Quote the entries word for word. Omit the pictures.

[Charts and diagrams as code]
--- BEGIN ---

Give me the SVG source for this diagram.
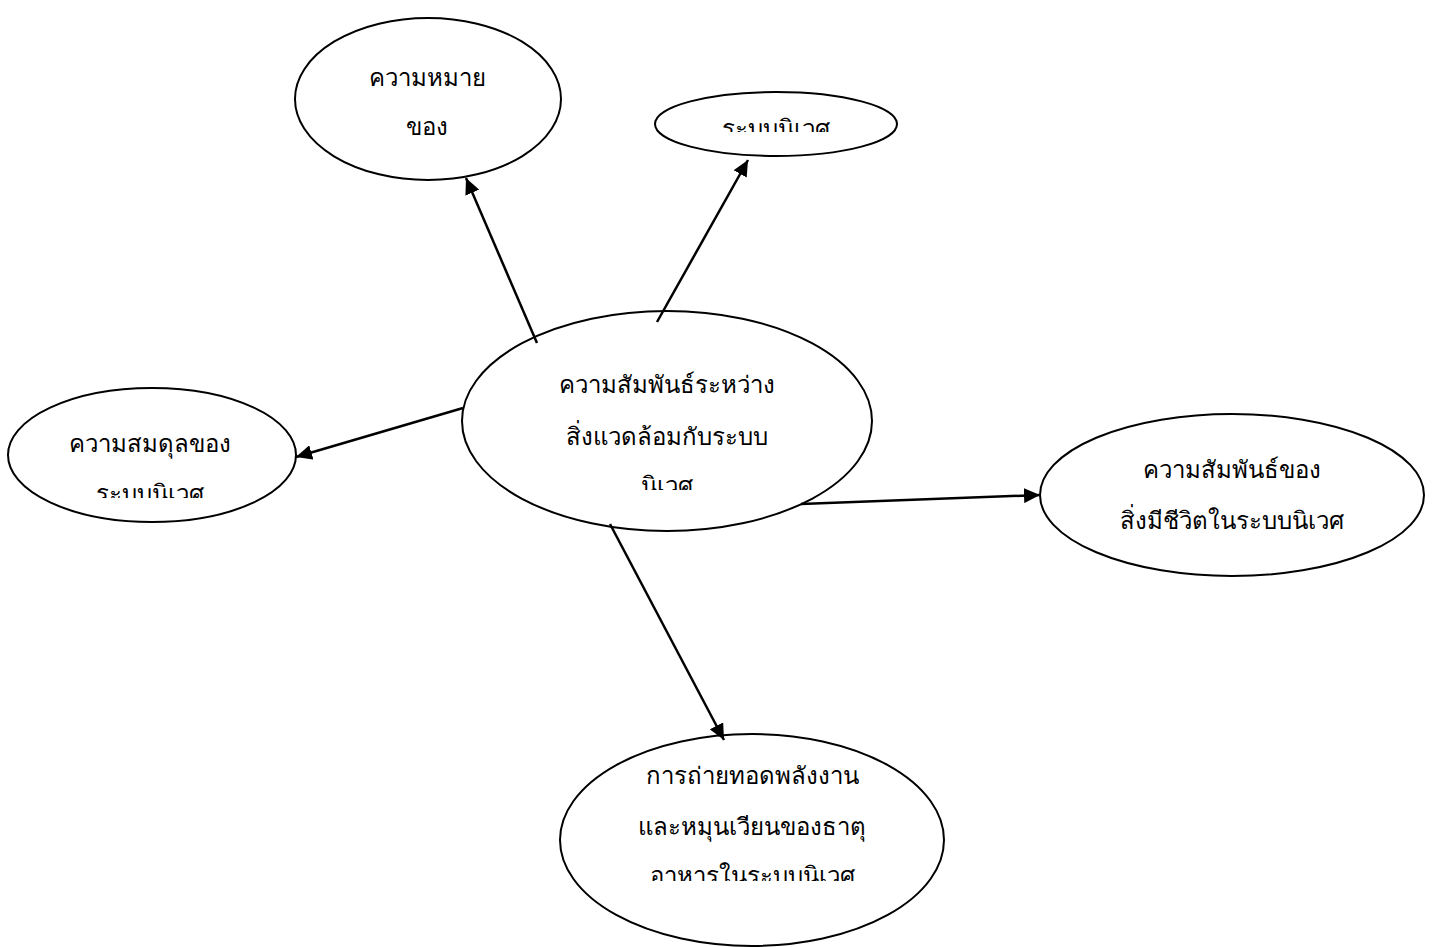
<svg xmlns="http://www.w3.org/2000/svg" width="1435" height="947" viewBox="0 0 1435 947">
<style>
.n ellipse{fill:#fff;stroke:#000;stroke-width:2}
.n text{font-family:"Liberation Serif","Noto Sans",serif;font-size:24px;fill:#000;text-anchor:middle}
.c line{stroke:#000;stroke-width:2.5}
</style>
<defs>
<marker id="ah" viewBox="0 0 10 10" refX="10" refY="5" markerWidth="6.4" markerHeight="6" orient="auto" markerUnits="strokeWidth" preserveAspectRatio="none">
<path d="M0,0 L10,5 L0,10 z" fill="#000"/>
</marker>
<clipPath id="clB"><rect x="0" y="0" width="1435" height="132"/></clipPath>
<clipPath id="clC"><rect x="0" y="0" width="1435" height="498"/></clipPath>
<clipPath id="clD"><rect x="0" y="0" width="1435" height="490"/></clipPath>
<clipPath id="clF"><rect x="0" y="0" width="1435" height="881"/></clipPath>
</defs>
<rect width="1435" height="947" fill="#fff"/>
<g id="nodeA" class="n">
<ellipse cx="428" cy="99" rx="133" ry="81"/>
<text x="427" y="86">ความหมาย</text><text x="427" y="135">ของ</text>
</g>
<g id="nodeB" class="n">
<ellipse cx="776" cy="124" rx="121" ry="32"/>
<g clip-path="url(#clB)"><text x="776" y="137">ระบบนิเวศ</text></g>
</g>
<g id="nodeC" class="n">
<ellipse cx="152" cy="455" rx="144" ry="67"/>
<g clip-path="url(#clC)"><text x="150" y="452">ความสมดุลของ</text><text x="150" y="502">ระบบนิเวศ</text></g>
</g>
<g id="nodeD" class="n">
<ellipse cx="667" cy="421" rx="205" ry="110"/>
<g clip-path="url(#clD)"><text x="667" y="393">ความสัมพันธ์ระหว่าง</text><text x="667" y="445">สิ่งแวดล้อมกับระบบ</text><text x="667" y="494">นิเวศ</text></g>
</g>
<g id="nodeE" class="n">
<ellipse cx="1232" cy="495" rx="192" ry="81"/>
<text x="1232" y="478">ความสัมพันธ์ของ</text><text x="1232" y="529">สิ่งมีชีวิตในระบบนิเวศ</text>
</g>
<g id="nodeF" class="n">
<ellipse cx="752" cy="840" rx="192" ry="106"/>
<g clip-path="url(#clF)"><text x="752" y="784">การถ่ายทอดพลังงาน</text><text x="752" y="835">และหมุนเวียนของธาตุ</text><text x="752" y="884">อาหารในระบบนิเวศ</text></g>
</g>
<g id="connectors" class="c">
<line x1="537" y1="343" x2="466" y2="178" marker-end="url(#ah)"/>
<line x1="657" y1="322" x2="748" y2="160" marker-end="url(#ah)"/>
<line x1="463" y1="408" x2="296" y2="457" marker-end="url(#ah)"/>
<line x1="801" y1="504" x2="1040" y2="495" marker-end="url(#ah)"/>
<line x1="610" y1="524" x2="724" y2="740" marker-end="url(#ah)"/>
</g>
</svg>
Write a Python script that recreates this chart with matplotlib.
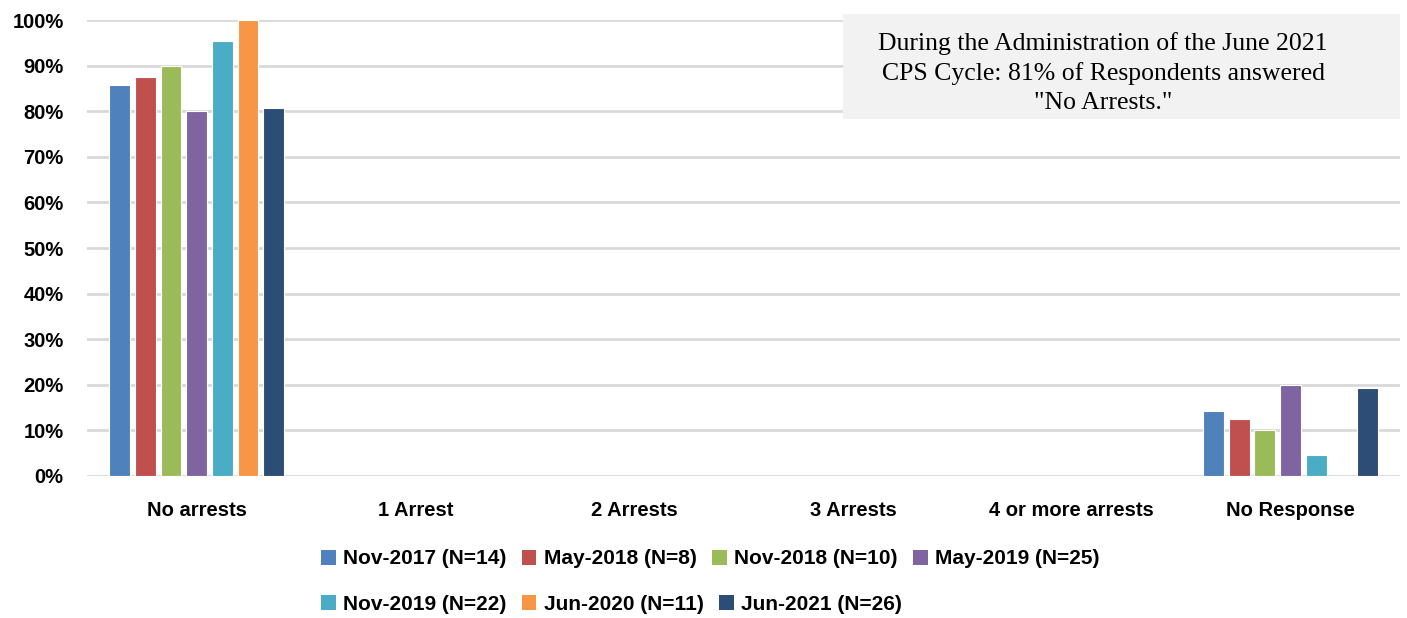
import matplotlib.pyplot as plt
import numpy as np
from matplotlib.patches import Patch
from matplotlib.ticker import PercentFormatter

# categories and series (percent of respondents)
categories = ['No arrests', '1 Arrest', '2 Arrests', '3 Arrests', '4 or more arrests', 'No Response']
series_names = ['Nov-2017 (N=14)', 'May-2018 (N=8)', 'Nov-2018 (N=10)', 'May-2019 (N=25)',
                'Nov-2019 (N=22)', 'Jun-2020 (N=11)', 'Jun-2021 (N=26)']
nov2017 = [85.7, 0, 0, 0, 0, 14.3]
may2018 = [87.5, 0, 0, 0, 0, 12.5]
nov2018 = [90.0, 0, 0, 0, 0, 10.0]
may2019 = [80.0, 0, 0, 0, 0, 20.0]
nov2019 = [95.5, 0, 0, 0, 0, 4.5]
jun2020 = [100.0, 0, 0, 0, 0, 0]
jun2021 = [80.8, 0, 0, 0, 0, 19.2]
colors = ['#4f81bd', '#c0504d', '#9bbb59', '#8064a2', '#4bacc6', '#f79646', '#2c4d75']

all_series = [nov2017, may2018, nov2018, may2019, nov2019, jun2020, jun2021]

plt.rcParams['font.family'] = ['Liberation Sans', 'DejaVu Sans']

fig = plt.figure(figsize=(14.07, 6.18), dpi=100)
ax = fig.add_axes([0.062, 0.2298, 0.933, 0.7378])

x = np.arange(len(categories))
pitch = 0.1175
width = 0.095
for i, (vals, c) in enumerate(zip(all_series, colors)):
    offs = (i - 3) * pitch
    ax.bar(x + offs, vals, width, color=c, edgecolor='white', linewidth=0.8, zorder=3)

ax.set_xlim(-0.5, len(categories) - 0.5)
ax.set_ylim(0, 100)
ax.set_yticks(np.arange(0, 101, 10))
ax.yaxis.set_major_formatter(PercentFormatter(decimals=0))
ax.set_xticks(x)
ax.set_xticklabels(categories)
ax.grid(axis='y', color='#d9d9d9', linewidth=2, zorder=0)
for s in ax.spines.values():
    s.set_visible(False)
ax.tick_params(length=0)
ax.tick_params(axis='y', pad=17)
ax.tick_params(axis='x', pad=18)
for lab in ax.get_xticklabels() + ax.get_yticklabels():
    lab.set_fontsize(14.5)
    lab.set_fontweight('bold')

# annotation box
fig.patches.append(plt.Rectangle((843 / 1407, 1 - 119 / 618), 557 / 1407, 105 / 618,
                                 transform=fig.transFigure, facecolor='#f2f2f2',
                                 edgecolor='none', zorder=5))
fig.text(1103 / 1407, 1 - 73 / 618,
         'During the Administration of the June 2021\nCPS Cycle: 81% of Respondents answered\n"No Arrests."',
         family='Liberation Serif', fontsize=18.5, ha='center', va='center',
         linespacing=1.38, zorder=6)

# legend, two rows left aligned
handles = [Patch(facecolor=c, edgecolor='none') for c in colors]
leg_kw = dict(frameon=False, handlelength=0.7, handleheight=0.7, handletextpad=0.35,
              columnspacing=0.75, borderaxespad=0, borderpad=0,
              prop={'size': 15, 'weight': 'bold'})
leg1 = fig.legend(handles[:4], series_names[:4], ncol=4, loc='center left',
                  bbox_to_anchor=(321 / 1407, 1 - 559 / 618), **leg_kw)
leg2 = fig.legend(handles[4:], series_names[4:], ncol=3, loc='center left',
                  bbox_to_anchor=(321 / 1407, 1 - 604 / 618), **leg_kw)

fig.savefig('out.png', dpi=100)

--- END ---

THE COMPLETED TASK |
Give me the SVG source for this diagram.
<svg xmlns="http://www.w3.org/2000/svg" width="1435" height="947" viewBox="0 0 1435 947">
<style>
.n ellipse{fill:#fff;stroke:#000;stroke-width:2}
.n text{font-family:"Liberation Serif","Noto Sans",serif;font-size:24px;fill:#000;text-anchor:middle}
.c line{stroke:#000;stroke-width:2.5}
</style>
<defs>
<marker id="ah" viewBox="0 0 10 10" refX="10" refY="5" markerWidth="6.4" markerHeight="6" orient="auto" markerUnits="strokeWidth" preserveAspectRatio="none">
<path d="M0,0 L10,5 L0,10 z" fill="#000"/>
</marker>
<clipPath id="clB"><rect x="0" y="0" width="1435" height="132"/></clipPath>
<clipPath id="clC"><rect x="0" y="0" width="1435" height="498"/></clipPath>
<clipPath id="clD"><rect x="0" y="0" width="1435" height="490"/></clipPath>
<clipPath id="clF"><rect x="0" y="0" width="1435" height="881"/></clipPath>
</defs>
<rect width="1435" height="947" fill="#fff"/>
<g id="nodeA" class="n">
<ellipse cx="428" cy="99" rx="133" ry="81"/>
<text x="427" y="86">ความหมาย</text><text x="427" y="135">ของ</text>
</g>
<g id="nodeB" class="n">
<ellipse cx="776" cy="124" rx="121" ry="32"/>
<g clip-path="url(#clB)"><text x="776" y="137">ระบบนิเวศ</text></g>
</g>
<g id="nodeC" class="n">
<ellipse cx="152" cy="455" rx="144" ry="67"/>
<g clip-path="url(#clC)"><text x="150" y="452">ความสมดุลของ</text><text x="150" y="502">ระบบนิเวศ</text></g>
</g>
<g id="nodeD" class="n">
<ellipse cx="667" cy="421" rx="205" ry="110"/>
<g clip-path="url(#clD)"><text x="667" y="393">ความสัมพันธ์ระหว่าง</text><text x="667" y="445">สิ่งแวดล้อมกับระบบ</text><text x="667" y="494">นิเวศ</text></g>
</g>
<g id="nodeE" class="n">
<ellipse cx="1232" cy="495" rx="192" ry="81"/>
<text x="1232" y="478">ความสัมพันธ์ของ</text><text x="1232" y="529">สิ่งมีชีวิตในระบบนิเวศ</text>
</g>
<g id="nodeF" class="n">
<ellipse cx="752" cy="840" rx="192" ry="106"/>
<g clip-path="url(#clF)"><text x="752" y="784">การถ่ายทอดพลังงาน</text><text x="752" y="835">และหมุนเวียนของธาตุ</text><text x="752" y="884">อาหารในระบบนิเวศ</text></g>
</g>
<g id="connectors" class="c">
<line x1="537" y1="343" x2="466" y2="178" marker-end="url(#ah)"/>
<line x1="657" y1="322" x2="748" y2="160" marker-end="url(#ah)"/>
<line x1="463" y1="408" x2="296" y2="457" marker-end="url(#ah)"/>
<line x1="801" y1="504" x2="1040" y2="495" marker-end="url(#ah)"/>
<line x1="610" y1="524" x2="724" y2="740" marker-end="url(#ah)"/>
</g>
</svg>
Write a Python script that recreates this chart with matplotlib.
import matplotlib.pyplot as plt
import numpy as np
from matplotlib.patches import Patch
from matplotlib.ticker import PercentFormatter

# categories and series (percent of respondents)
categories = ['No arrests', '1 Arrest', '2 Arrests', '3 Arrests', '4 or more arrests', 'No Response']
series_names = ['Nov-2017 (N=14)', 'May-2018 (N=8)', 'Nov-2018 (N=10)', 'May-2019 (N=25)',
                'Nov-2019 (N=22)', 'Jun-2020 (N=11)', 'Jun-2021 (N=26)']
nov2017 = [85.7, 0, 0, 0, 0, 14.3]
may2018 = [87.5, 0, 0, 0, 0, 12.5]
nov2018 = [90.0, 0, 0, 0, 0, 10.0]
may2019 = [80.0, 0, 0, 0, 0, 20.0]
nov2019 = [95.5, 0, 0, 0, 0, 4.5]
jun2020 = [100.0, 0, 0, 0, 0, 0]
jun2021 = [80.8, 0, 0, 0, 0, 19.2]
colors = ['#4f81bd', '#c0504d', '#9bbb59', '#8064a2', '#4bacc6', '#f79646', '#2c4d75']

all_series = [nov2017, may2018, nov2018, may2019, nov2019, jun2020, jun2021]

plt.rcParams['font.family'] = ['Liberation Sans', 'DejaVu Sans']

fig = plt.figure(figsize=(14.07, 6.18), dpi=100)
ax = fig.add_axes([0.062, 0.2298, 0.933, 0.7378])

x = np.arange(len(categories))
pitch = 0.1175
width = 0.095
for i, (vals, c) in enumerate(zip(all_series, colors)):
    offs = (i - 3) * pitch
    ax.bar(x + offs, vals, width, color=c, edgecolor='white', linewidth=0.8, zorder=3)

ax.set_xlim(-0.5, len(categories) - 0.5)
ax.set_ylim(0, 100)
ax.set_yticks(np.arange(0, 101, 10))
ax.yaxis.set_major_formatter(PercentFormatter(decimals=0))
ax.set_xticks(x)
ax.set_xticklabels(categories)
ax.grid(axis='y', color='#d9d9d9', linewidth=2, zorder=0)
for s in ax.spines.values():
    s.set_visible(False)
ax.tick_params(length=0)
ax.tick_params(axis='y', pad=17)
ax.tick_params(axis='x', pad=18)
for lab in ax.get_xticklabels() + ax.get_yticklabels():
    lab.set_fontsize(14.5)
    lab.set_fontweight('bold')

# annotation box
fig.patches.append(plt.Rectangle((843 / 1407, 1 - 119 / 618), 557 / 1407, 105 / 618,
                                 transform=fig.transFigure, facecolor='#f2f2f2',
                                 edgecolor='none', zorder=5))
fig.text(1103 / 1407, 1 - 73 / 618,
         'During the Administration of the June 2021\nCPS Cycle: 81% of Respondents answered\n"No Arrests."',
         family='Liberation Serif', fontsize=18.5, ha='center', va='center',
         linespacing=1.38, zorder=6)

# legend, two rows left aligned
handles = [Patch(facecolor=c, edgecolor='none') for c in colors]
leg_kw = dict(frameon=False, handlelength=0.7, handleheight=0.7, handletextpad=0.35,
              columnspacing=0.75, borderaxespad=0, borderpad=0,
              prop={'size': 15, 'weight': 'bold'})
leg1 = fig.legend(handles[:4], series_names[:4], ncol=4, loc='center left',
                  bbox_to_anchor=(321 / 1407, 1 - 559 / 618), **leg_kw)
leg2 = fig.legend(handles[4:], series_names[4:], ncol=3, loc='center left',
                  bbox_to_anchor=(321 / 1407, 1 - 604 / 618), **leg_kw)

fig.savefig('out.png', dpi=100)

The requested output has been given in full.